*WHAT YOU SHOULD DO*. Print exactly the lines from the first one down to the line containing "0.3, 0.35, 0.4];", both ends included, with no pictures and nothing else.

::: MATERIAL

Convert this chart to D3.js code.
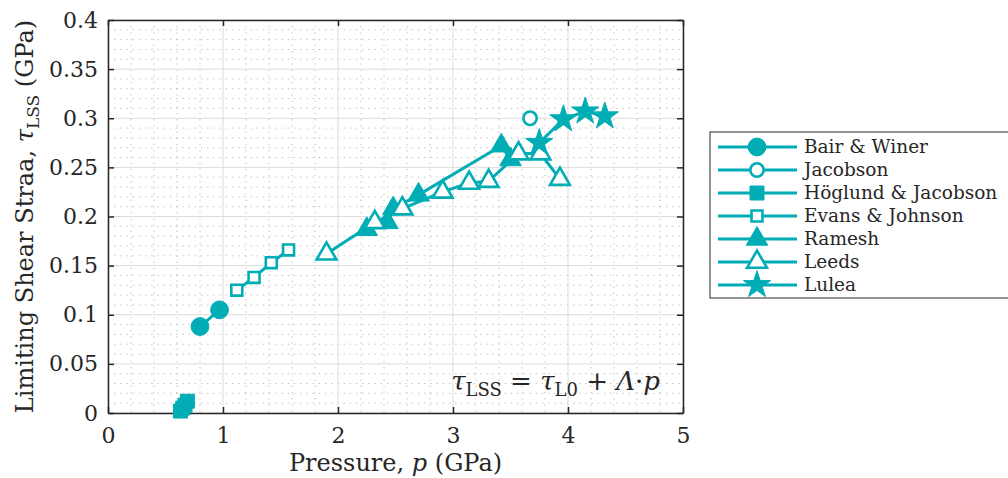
<!DOCTYPE html>
<meta charset="utf-8">
<style>
    body { margin: 0; background: #fff; }
    .grid-major line { stroke: #dcdcdc; stroke-width: 1; }
    .grid-minor line { stroke: #b8b8b8; stroke-width: 1; stroke-dasharray: 1.2,5; }
</style>
<body>
<div id="plotarea"></div>
<script src="https://cdn.jsdelivr.net/npm/d3@7"></script>
<script>

    var seriesNames = ["Bair & Winer", "Jacobson", "Höglund & Jacobson", "Evans & Johnson", "Ramesh", "Leeds", "Lulea"];

    var bairWiner = [[0.80, 0.088], [0.97, 0.105]];
    var jacobson = [[3.67, 0.300]];
    var hoglundJacobson = [[0.63, 0.002], [0.65, 0.005], [0.67, 0.008], [0.69, 0.012]];
    var evansJohnson = [[1.12, 0.125], [1.27, 0.138], [1.42, 0.153], [1.57, 0.166]];
    var ramesh = [[2.25, 0.187], [2.43, 0.194], [2.48, 0.208], [2.70, 0.222], [3.42, 0.272], [3.50, 0.258]];
    var leeds = [[1.90, 0.162], [2.32, 0.194], [2.56, 0.208], [2.91, 0.225], [3.14, 0.234], [3.31, 0.236], [3.57, 0.264], [3.76, 0.264], [3.93, 0.238]];
    var lulea = [[3.75, 0.275], [3.96, 0.299], [4.15, 0.307], [4.32, 0.302]];

    var xTicks = [0, 1, 2, 3, 4, 5];
    var yTicks = [0, 0.05, 0.1, 0.15, 0.2, 0.25, 0.3, 0.35, 0.4];

    var color = "#00adb5";
    var font = "'DejaVu Serif', 'Liberation Serif', serif";

    var series = [
        {name: seriesNames[0], values: bairWiner, shape: d3.symbolCircle, size: 250, filled: true},
        {name: seriesNames[1], values: jacobson, shape: d3.symbolCircle, size: 140, filled: false},
        {name: seriesNames[2], values: hoglundJacobson, shape: d3.symbolSquare, size: 196, filled: true},
        {name: seriesNames[3], values: evansJohnson, shape: d3.symbolSquare, size: 120, filled: false},
        {name: seriesNames[4], values: ramesh, shape: d3.symbolTriangle, size: 200, filled: true},
        {name: seriesNames[5], values: leeds, shape: d3.symbolTriangle, size: 170, filled: false},
        {name: seriesNames[6], values: lulea, shape: d3.symbolStar, size: 230, filled: true}
    ];

    var margin = {top: 20, left: 108},
        width = 575,
        height = 393;

    var x = d3.scaleLinear().domain([0, 5]).range([0, width]);
    var y = d3.scaleLinear().domain([0, 0.4]).range([height, 0]);

    var svg = d3.select("#plotarea").append("svg")
        .attr("width", 1008)
        .attr("height", 478)
        .style("font-family", font);

    var g = svg.append("g")
        .attr("transform", "translate(" + margin.left + "," + margin.top + ")");

    // minor grid
    var minor = g.append("g").attr("class", "grid-minor");
    minor.selectAll(".mx").data(d3.range(0, 5.01, 0.2).filter(function(v) { return Math.abs(v - Math.round(v)) > 1e-6; }))
        .enter().append("line")
        .attr("x1", function(d) { return x(d); }).attr("x2", function(d) { return x(d); })
        .attr("y1", 0).attr("y2", height);
    minor.selectAll(".my").data(d3.range(0, 0.401, 0.01).filter(function(v) { return Math.abs(v / 0.05 - Math.round(v / 0.05)) > 1e-6; }))
        .enter().append("line")
        .attr("y1", function(d) { return y(d); }).attr("y2", function(d) { return y(d); })
        .attr("x1", 0).attr("x2", width);

    // major grid
    var major = g.append("g").attr("class", "grid-major");
    major.selectAll(".gx").data(xTicks).enter().append("line")
        .attr("x1", function(d) { return x(d); }).attr("x2", function(d) { return x(d); })
        .attr("y1", 0).attr("y2", height);
    major.selectAll(".gy").data(yTicks).enter().append("line")
        .attr("y1", function(d) { return y(d); }).attr("y2", function(d) { return y(d); })
        .attr("x1", 0).attr("x2", width);

    // axes
    g.append("g")
        .attr("transform", "translate(0," + height + ")")
        .call(d3.axisBottom(x).tickValues(xTicks).tickSizeInner(-6).tickSizeOuter(0).tickPadding(14).tickFormat(d3.format("d")));
    g.append("g")
        .call(d3.axisLeft(y).tickValues(yTicks).tickSizeInner(-6).tickSizeOuter(0).tickPadding(10).tickFormat(function(d) { return String(+d.toFixed(2)); }));
    g.append("g")
        .call(d3.axisTop(x).tickValues(xTicks).tickSizeInner(-6).tickSizeOuter(0).tickFormat(""));
    g.append("g")
        .attr("transform", "translate(" + width + ",0)")
        .call(d3.axisRight(y).tickValues(yTicks).tickSizeInner(-6).tickSizeOuter(0).tickFormat(""));
    g.selectAll(".domain, .tick line").attr("stroke", "#262626").attr("stroke-width", 1.5);
    g.selectAll(".tick text")
        .attr("fill", "#262626")
        .attr("font-family", null)
        .style("font-family", font)
        .style("font-size", "22px");

    // series
    var layer = g.selectAll(".layer").data(series).enter().append("g").attr("class", "layer");

    layer.append("path")
        .attr("fill", "none")
        .attr("stroke", color)
        .attr("stroke-width", 3)
        .attr("d", function(d) {
            return d3.line().x(function(p) { return x(p[0]); }).y(function(p) { return y(p[1]); })(d.values);
        });

    layer.each(function(s) {
        d3.select(this).selectAll(".pt").data(s.values).enter().append("path")
            .attr("transform", function(p) { return "translate(" + x(p[0]) + "," + y(p[1]) + ")"; })
            .attr("d", d3.symbol().type(s.shape).size(s.size))
            .attr("fill", s.filled ? color : "#fff")
            .attr("stroke", color)
            .attr("stroke-width", s.filled ? 1 : 2.6);
    });

    // annotation
    var ann = g.append("text")
        .attr("x", x(4.8))
        .attr("y", y(0.023))
        .attr("text-anchor", "end")
        .attr("fill", "#262626")
        .style("font-size", "26px");
    ann.append("tspan").style("font-style", "italic").text("τ");
    ann.append("tspan").attr("dy", 6).style("font-size", "18px").text("LSS");
    ann.append("tspan").attr("dy", -6).text(" = ");
    ann.append("tspan").style("font-style", "italic").text("τ");
    ann.append("tspan").attr("dy", 6).style("font-size", "18px").text("L0");
    ann.append("tspan").attr("dy", -6).text(" + ");
    ann.append("tspan").style("font-style", "italic").text("Λ");
    ann.append("tspan").text("·");
    ann.append("tspan").style("font-style", "italic").text("p");

    // axis labels
    var xl = svg.append("text")
        .attr("x", margin.left + width / 2)
        .attr("y", 471)
        .attr("text-anchor", "middle")
        .attr("fill", "#262626")
        .style("font-size", "24px");
    xl.append("tspan").text("Pressure, ");
    xl.append("tspan").style("font-style", "italic").text("p");
    xl.append("tspan").text(" (GPa)");

    var yl = svg.append("text")
        .attr("transform", "translate(33," + (margin.top + height / 2) + ") rotate(-90)")
        .attr("text-anchor", "middle")
        .attr("fill", "#262626")
        .style("font-size", "24px");
    yl.append("tspan").text("Limiting Shear Straa, ");
    yl.append("tspan").style("font-style", "italic").text("τ");
    yl.append("tspan").attr("dy", 6).style("font-size", "17px").text("LSS");
    yl.append("tspan").attr("dy", -6).text(" (GPa)");

    // legend
    var legend = svg.append("g").attr("transform", "translate(710,132)");
    legend.append("rect")
        .attr("width", 310).attr("height", 166)
        .attr("fill", "#fff").attr("stroke", "#262626").attr("stroke-width", 1);

    var item = legend.selectAll(".item").data(series).enter().append("g")
        .attr("transform", function(d, i) { return "translate(0," + (15 + i * 23) + ")"; });
    item.append("line")
        .attr("x1", 8).attr("x2", 87)
        .attr("stroke", color).attr("stroke-width", 3);
    item.append("path")
        .attr("transform", "translate(47,0)")
        .attr("d", function(d) { return d3.symbol().type(d.shape).size(d.size)(); })
        .attr("fill", function(d) { return d.filled ? color : "#fff"; })
        .attr("stroke", color)
        .attr("stroke-width", function(d) { return d.filled ? 1 : 2.6; });
    item.append("text")
        .attr("x", 94).attr("dy", "0.35em")
        .attr("fill", "#262626")
        .style("font-size", "18.5px")
        .text(function(d) { return d.name; });

</script>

::::::

*FULL OUTPUT*.
Convert this chart to D3.js code.
<!DOCTYPE html>
<meta charset="utf-8">
<style>
    body { margin: 0; background: #fff; }
    .grid-major line { stroke: #dcdcdc; stroke-width: 1; }
    .grid-minor line { stroke: #b8b8b8; stroke-width: 1; stroke-dasharray: 1.2,5; }
</style>
<body>
<div id="plotarea"></div>
<script src="https://cdn.jsdelivr.net/npm/d3@7"></script>
<script>

    var seriesNames = ["Bair & Winer", "Jacobson", "Höglund & Jacobson", "Evans & Johnson", "Ramesh", "Leeds", "Lulea"];

    var bairWiner = [[0.80, 0.088], [0.97, 0.105]];
    var jacobson = [[3.67, 0.300]];
    var hoglundJacobson = [[0.63, 0.002], [0.65, 0.005], [0.67, 0.008], [0.69, 0.012]];
    var evansJohnson = [[1.12, 0.125], [1.27, 0.138], [1.42, 0.153], [1.57, 0.166]];
    var ramesh = [[2.25, 0.187], [2.43, 0.194], [2.48, 0.208], [2.70, 0.222], [3.42, 0.272], [3.50, 0.258]];
    var leeds = [[1.90, 0.162], [2.32, 0.194], [2.56, 0.208], [2.91, 0.225], [3.14, 0.234], [3.31, 0.236], [3.57, 0.264], [3.76, 0.264], [3.93, 0.238]];
    var lulea = [[3.75, 0.275], [3.96, 0.299], [4.15, 0.307], [4.32, 0.302]];

    var xTicks = [0, 1, 2, 3, 4, 5];
    var yTicks = [0, 0.05, 0.1, 0.15, 0.2, 0.25, 0.3, 0.35, 0.4];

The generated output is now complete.